Chris Whitley : Coup de balai
Entre vadrouille et balais: Chris Whitley, portrait d’un musicien de génie.
Rares sont les musiciens ayant obtenu un accueil critique comparable à celui que reçoit le Texan Chris Whitley. David Fricke de Rolling Stone l’a comparé à Robert Johnson. Le New York Times lui prêtait quant à lui des filiations avec Sonic Youth, Chet Baker et aussi Robert Johnson, tandis que le Chicago Tribune avançait que "même comparé aux excentriques que sont Neil Young et Tom Waits, le compositeur et guitariste Chris Whitley est un véritable franc-tireur".
Plutôt flatteur. Mais le rockeur basé à New York admet qu’il ne cracherait pas sur de meilleurs revenus pour autant.
"Le problème avec la popularité – et je n’ai jamais été vraiment populaire – c’est de conserver sa créativité", explique Whitley. "Tu deviens fatigué, ou mou, ou simplement moins inspiré. J’aimerais rejoindre plus de gens, mais je ne veux pas faire de la musique jetable."
Whitley est avant tout connu pour son premier album à tendance "roots", Living with the Law (1991), dont il fit la promotion en assurant la première partie des concerts de Tom Petty. Depuis, il en a fait paraître neuf autres, dont deux l’été dernier: War Crime Blues (qui comprend des reprises des Clash, The Call Up, et de Lou Reed, I Can’t Stand It) et Weed, une compilation de 16 de ses meilleurs titres, incluant Living with the Law, dans une forme épurée les ramenant à l’essentiel.
Whitley avait déjà 31 ans lors de l’enregistrement de Living with the Law, par un étrange coup du destin qui paraissait bien improbable, puisque après son déménagement à New York en 1978, où il jouait simplement dans le parc de Washington Square, il semblait déjà au bout du rouleau. Il quittait alors pour l’Europe, pour revenir en Amérique travailler dans une usine afin de subvenir aux besoins de sa fille de quatre ans.
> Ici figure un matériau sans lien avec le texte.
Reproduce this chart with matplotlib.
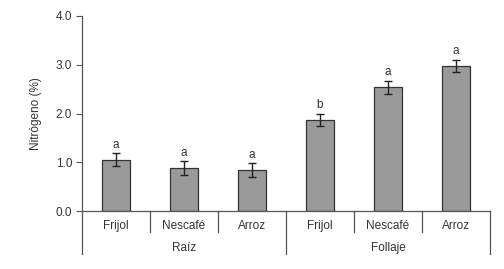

"Je jouais aussi dans un restaurant où j’ai rencontré une photographe en passant le chapeau qui m’a dit ne pas avoir d’argent, mais vouloir prendre quelques photos", se souvient Whitley. "J’avais une fille et je vivais dans un sous-sol, alors je l’ai appelée pour faire ces photos quelques mois plus tard. Elle m’a dit qu’elle recevait un ami en ville, alors nous sommes tous sortis faire ces photos, et cet ami s’appelait Daniel Lanois. Je n’avais aucune idée de qui il s’agissait, mais nous avons joué de la guitare ensemble. Nous avons gardé contact, puis quelques années plus tard, alors que je passais le balai dans sa maison de New Orleans, une productrice est venue chez Dan à une fête après un concert et il lui a donné un de mes enregistrements. Elle m’a appelé le jour suivant depuis Los Angeles et nous avons signé un contrat de disque."
Depuis, sa musique lui a fait parcourir le globe, lui permettant d’observer l’Amérique avec les yeux du reste du monde. "Les États-Unis carburent à même des illusions romantiques qui sont cependant en train de s’écrouler. Ce qui est sain, je crois. Il y a une crainte de perte d’identité, ils se sentent moins à l’aise, ils s’aperçoivent que Dieu n’est pas uniquement de leur bord."
Et en ce qui concerne la filiation qu’on lui prête avec cet autre grand nom de la musique états-unienne qu’est Robert Johnson, Whitley réplique simplement: "Je ne vois aucune autre comparaison possible que celle du style ou de l’âme qui se dégage des chansons. J’ai surtout été influencé par les premiers enregistrements de Muddy Waters, Bucka White (le cousin de BB King) et Howlin’Wolf, le premier blues électrique. J’adore aussi Bob Marley et Kraftwerk. Je ne suis pas un maniaque de reggae ni de techno, mais ces musiques m’atteignent. Elles atteignent l’âme."